López Obrador ha dicho que, sin seguridad, su proyecto de instalar en México un nuevo modelo de gobierno no ocurrirá. El problema es que, al mismo tiempo, ha perseguido otros propósitos, así que, antes que más justicia, podría heredar más injusticia.
El Presidente tiene una campaña abierta, sistemática y burda en contra de los impartidores de justicia. Desde ministras y ministros de la Suprema Corte hasta jueces de distinto ámbito. Y su embate ha sido emulado por gobernadores de su partido.
Antes y después de la llegada al poder de Andrés Manuel, la impartición de justicia en México ha estado plagada de corrupción. Juezas y jueces de varios ámbitos incurren en actos que no tienen más explicación que el cochupo, y/o un franco desdén por víctimas de crímenes y de abusos del propio sistema.

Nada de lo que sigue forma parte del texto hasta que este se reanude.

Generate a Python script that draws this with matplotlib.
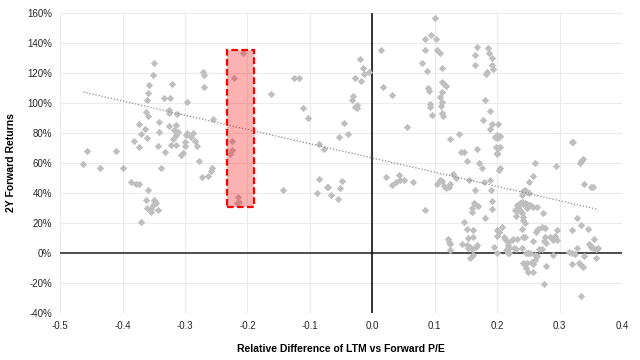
import numpy as np
import matplotlib
matplotlib.use("Agg")
import matplotlib.pyplot as plt
from matplotlib.patches import Rectangle
from matplotlib.ticker import FuncFormatter

plt.rcParams['font.family'] = ['Liberation Sans', 'DejaVu Sans']

# relative difference of LTM vs forward P/E, and 2Y forward return (%)
pe_diff = [
    -0.463, -0.457, -0.436, -0.410, -0.400, -0.386, -0.379, -0.374, -0.360, -0.362,
    -0.350, -0.346, -0.352, -0.361, -0.355, -0.354, -0.343, -0.370, -0.350, -0.351,
    -0.357, -0.360, -0.361, -0.362, -0.360, -0.374, -0.370, -0.364, -0.361, -0.381,
    -0.374, -0.344, -0.342, -0.342, -0.334, -0.324, -0.321, -0.326, -0.326, -0.313,
    -0.297, -0.325, -0.314, -0.318, -0.311, -0.315, -0.320, -0.323, -0.314, -0.332,
    -0.303, -0.307, -0.300, -0.300, -0.297, -0.298, -0.288, -0.291, -0.284, -0.281,
    -0.278, -0.273, -0.264, -0.259, -0.257, -0.272, -0.270, -0.269, -0.338, -0.256,
    -0.207, -0.221, -0.225, -0.225, -0.228, -0.215, -0.214, -0.216,
    -0.163, -0.125, -0.118, -0.143, -0.111, -0.103, -0.085, -0.078, -0.085, -0.073,
    -0.071, -0.088, -0.066, -0.055, -0.051, -0.048, -0.054, -0.039, -0.045, -0.033,
    -0.031, -0.027, -0.024, -0.025, -0.028, -0.018, -0.014, -0.015, -0.019, -0.005,
    0.014, 0.017, 0.031, 0.055, 0.100, 0.094, 0.085, 0.102, 0.085, 0.104,
    0.108, 0.079, 0.087, 0.111, 0.112, 0.115, 0.118, 0.089, 0.091, 0.111,
    0.109, 0.111, 0.092, 0.092, 0.110, 0.095, 0.111, 0.113, 0.168, 0.185,
    0.187, 0.164, 0.192, 0.165, 0.191, 0.194, 0.183, 0.182, 0.181, 0.188,
    0.177, 0.191, 0.202, 0.189, 0.125, 0.139, 0.196, 0.200, 0.203, 0.199,
    0.205, 0.198, 0.201, 0.204, 0.199, 0.200, 0.142, 0.147, 0.168, 0.151,
    0.171, 0.175, 0.204, 0.203, 0.022, 0.031, 0.038, 0.042, 0.044, 0.050,
    0.065, 0.085, 0.104, 0.108, 0.111, 0.115, 0.118, 0.122, 0.124, 0.129,
    0.134, 0.155, 0.164, 0.179, 0.188, 0.190, 0.163, 0.170, 0.159, 0.160,
    0.192, 0.191, 0.180, 0.147, 0.151, 0.162, 0.154, 0.161, 0.143, 0.152,
    0.156, 0.154, 0.166, 0.168, 0.159, 0.121, 0.123, 0.125, 0.124, 0.156,
    0.162, 0.199, 0.203, 0.200, 0.207, 0.211, 0.213, 0.195, 0.199, 0.218,
    0.219, 0.260, 0.294, 0.319, 0.322, 0.332, 0.335, 0.337, 0.339, 0.350,
    0.354, 0.257, 0.251, 0.244, 0.248, 0.251, 0.239, 0.242, 0.231, 0.233,
    0.236, 0.239, 0.242, 0.244, 0.248, 0.252, 0.257, 0.263, 0.228, 0.232,
    0.236, 0.239, 0.242, 0.241, 0.244, 0.230, 0.247, 0.274, 0.271, 0.276,
    0.264, 0.262, 0.266, 0.239, 0.244, 0.242, 0.231, 0.218, 0.217, 0.214,
    0.218, 0.225, 0.227, 0.239, 0.230, 0.258, 0.276, 0.284, 0.292, 0.290,
    0.295, 0.295, 0.275, 0.278, 0.267, 0.271, 0.246, 0.250, 0.252, 0.260,
    0.264, 0.242, 0.244, 0.248, 0.255, 0.260, 0.258, 0.246, 0.250, 0.258,
    0.278, 0.290, 0.275, 0.320, 0.327, 0.334, 0.346, 0.315, 0.319, 0.328,
    0.324, 0.339, 0.347, 0.351, 0.355, 0.354, 0.358, 0.362, 0.358, 0.319,
    0.331, 0.334, 0.337, 0.334, 0.223, 0.219,
]
fwd_return = [
    59.3, 68.2, 56.9, 68.2, 56.9, 47.3, 46.2, 46.2, 42.0, 35.5,
    35.3, 33.3, 32.0, 30.2, 29.3, 27.3, 28.9, 20.5, 126.5, 118.7,
    112.2, 106.5, 102.0, 94.2, 91.3, 86.0, 79.5, 82.5, 76.5, 74.9,
    70.9, 71.1, 87.1, 80.7, 103.1, 103.5, 112.9, 95.1, 93.1, 92.7,
    100.9, 84.7, 85.3, 82.0, 80.7, 78.5, 76.2, 72.2, 71.8, 67.5,
    66.5, 65.1, 71.3, 74.2, 80.2, 78.7, 80.2, 77.1, 74.9, 71.5,
    61.5, 50.9, 51.5, 54.7, 56.7, 120.9, 118.7, 110.5, 56.9, 89.1,
    133.1, 116.5, 74.7, 68.7, 66.0, 37.1, 33.8, 33.1,
    105.8, 116.5, 116.5, 42.0, 96.9, 89.8, 72.5, 69.3, 49.1, 44.2,
    44.2, 40.2, 38.5, 36.0, 43.1, 47.8, 77.1, 79.5, 86.7, 102.0,
    104.9, 97.5, 98.5, 96.9, 116.9, 114.7, 119.1, 123.1, 129.3, 120.9,
    135.3, 110.9, 105.5, 84.2, 156.5, 145.5, 142.5, 142.5, 135.3, 135.3,
    133.1, 126.5, 121.1, 123.5, 114.0, 112.9, 111.1, 109.8, 108.0, 107.5,
    104.2, 100.9, 99.3, 97.1, 98.0, 92.0, 93.1, 91.3, 137.1, 136.7,
    133.1, 132.0, 130.2, 125.3, 125.3, 122.7, 120.9, 119.3, 102.0, 94.5,
    88.5, 86.0, 86.0, 82.5, 75.8, 79.3, 77.5, 78.7, 77.5, 76.5,
    78.0, 70.9, 69.8, 70.5, 66.9, 66.0, 67.5, 67.5, 69.3, 61.3,
    59.8, 56.9, 56.5, 55.3, 50.9, 45.3, 47.1, 52.2, 48.7, 48.5,
    47.3, 28.7, 46.2, 48.7, 48.2, 44.7, 43.1, 43.8, 46.0, 52.7,
    49.8, 48.5, 41.8, 47.5, 48.5, 41.8, 33.1, 31.1, 29.8, 27.5,
    34.7, 29.3, 23.3, 20.5, 15.8, 15.1, 9.8, 10.5, 6.2, 5.3,
    4.2, 3.1, 4.2, 5.3, 2.5, 9.1, 7.1, 6.0, 2.0, -3.5,
    -1.5, 15.3, 14.2, 11.3, 17.5, 10.5, 9.1, 4.2, -0.2, 5.3,
    3.1, 60.2, 58.2, 74.2, 74.2, 60.2, 61.5, 62.5, 45.8, 43.8,
    43.8, 51.3, 47.1, 42.0, 40.9, 39.8, 38.7, 41.5, 32.0, 30.9,
    33.1, 34.2, 32.7, 33.5, 32.5, 32.0, 30.9, 30.9, 28.7, 27.8,
    28.7, 26.5, 24.2, 22.0, 19.8, 24.7, 29.8, 26.5, 17.5, 16.5,
    15.3, 14.2, 15.8, 15.8, 10.9, 10.9, 9.1, 7.5, 3.5, 2.0,
    0.2, 9.3, 3.1, 3.1, 2.5, 8.2, 10.9, 10.9, 11.3, 8.7,
    8.7, 15.3, 8.2, 6.5, 2.5, 2.9, 0.2, -0.2, 0.2, -1.3,
    -2.0, -6.5, -7.3, -6.5, -5.8, -4.7, -7.3, -10.2, -12.5, -12.5,
    -8.7, -1.3, -20.7, 15.3, 23.5, 18.7, 15.8, 0.9, -0.2, 3.1,
    -0.7, -2.0, 6.0, 4.2, 9.1, 3.1, 2.5, 3.1, -3.5, -7.3,
    -6.5, -8.0, -9.5, -28.7, 8.7, -0.2,
]

# linear trendline (% per unit of x, % at x=0)
trend_slope = -95.0
trend_intercept = 63.3

# highlighted band
band_x = [-0.233, -0.190]
band_y = [30.7, 135.3]

x_ticks = [-0.5, -0.4, -0.3, -0.2, -0.1, 0.0, 0.1, 0.2, 0.3, 0.4]
y_ticks = [-40, -20, 0, 20, 40, 60, 80, 100, 120, 140, 160]

fig = plt.figure(figsize=(6.4, 3.6), dpi=100)
ax = fig.add_axes([0.094, 0.131, 0.878, 0.833])

ax.scatter(pe_diff, fwd_return, marker='D', s=14, color='#BFBFBF', linewidths=0, zorder=3)

tx = np.array([min(pe_diff), max(pe_diff)])
ax.plot(tx, trend_slope * tx + trend_intercept, linestyle=(0, (1, 1.5)), color='#8C8C8C',
        linewidth=0.9, zorder=4)

ax.axhline(0, color='#404040', linewidth=1.3, zorder=2)
ax.axvline(0, color='black', linewidth=1.1, zorder=2)

rect = Rectangle((band_x[0], band_y[0]), band_x[1] - band_x[0], band_y[1] - band_y[0],
                 facecolor=(1, 0, 0, 0.3), edgecolor='#FF0000', linewidth=1.6,
                 linestyle=(0, (3, 1.5)), zorder=5)
ax.add_patch(rect)

ax.set_xlim(-0.5, 0.4)
ax.set_ylim(-40, 160)
ax.set_xticks(x_ticks)
ax.set_yticks(y_ticks)
ax.xaxis.set_major_formatter(FuncFormatter(lambda v, p: f"{v:.1f}"))
ax.yaxis.set_major_formatter(FuncFormatter(lambda v, p: f"{v:.0f}%"))
ax.grid(True, color='#EBEBEB', linewidth=0.8, zorder=0)
ax.set_axisbelow(True)
for s in ax.spines.values():
    s.set_visible(False)
ax.tick_params(length=0, labelsize=7, labelcolor='#262626', pad=6)

ax.set_xlabel("Relative Difference of LTM vs Forward P/E", fontsize=7.5, fontweight='bold',
              labelpad=9)
ax.set_ylabel("2Y Forward Returns", fontsize=7.5, fontweight='bold', labelpad=8)

fig.savefig("out.png", dpi=100)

Los sistemas de justicia federal y locales tienen, además, un bien ganado estigma por nepotistas. Las redes de parentesco de la llamada familia judicial minan la defensa de meritocracia que argumentan a la primera de cambio quienes llevan los juzgados.
Sin duda es una de las asignaturas pendientes de la sociedad mexicana.
Pero no habría que recurrir a la receta que ha fracasado en el sexenio: la improvisación y los decretazos. El voluntarismo, presumido por su supuesta lógica o valentía, ni evitaron –por ejemplo– el huachicol ni trajeron más salud; por el contrario, crearon desabasto en combustibles y medicamentos.
El Presidente quiere borrar a los jueces, cambiar la manera en que se nombran, hacerlos el chivo expiatorio de la indignación de un país que ve cómo hasta en casos emblemáticos (hijo de Javier Sicilia y amigos asesinados) los criminales terminan aprovechando las fallas del sistema.
Nada es blanco y negro, aunque el Presidente así lo exponga en la mañanera. Esa trampa lo que busca es hacer como que resuelve un problema cuando en realidad ni lo soluciona ni hay garantía de que el remedio no salga peor que la enfermedad.
Si el Presidente hubiera querido heredarle a México los cimientos de una mejor justicia habría comenzado por otro lado, por las fiscalías, la que tiene a su alcance, la federal, y las estatales, que, con su influencia política y diálogo institucional, habría podido limpiar y modernizar.
En el maniqueísmo presidencial, el culpable de que un criminal sea liberado siempre es el juez, nunca los errores, deficiencias y hasta aberraciones de la carpeta armada por una fiscalía. Siempre es un integrante del Poder Judicial, ese al que quiere cooptar luego de que por cuatro años comió de su mano.
Es un recurso efectista y efectivo a la hora del populismo punitivo: nosotros, el esforzado gobierno y la veintena de gobernantes de su color, ponemos todo de nuestra parte para que los delincuentes que no entendieron de abrazos paguen con cárcel sus fechorías, pero jueces corruptos los liberan.
La narrativa es perfecta para distraer de la responsabilidad propia, para aplacar una crisis mediática, etcétera, y es combustible para los siguientes comicios: dennos un periodo más para acabar la labor, hay mucha corrupción y mucha resistencia de poderosos intereses.
Nada mal como oferta electoral en una nación ahogada en impunidad.
Por ese camino terminaremos sin una de las pocas cosas que todavía nos ayudan a discernir que el que acusa prueba, que un policía investigador o Ministerio Público tiene que sustentar, que no porque el gobierno diga que alguien es el autor de tal delito, eso es verdad.
Si el acoso al PJ triunfa, la mañanera será la barandilla final, e inescapable, de la injusticia. Urgen fiscalías que sirvan, incluso para evidenciar malos jueces.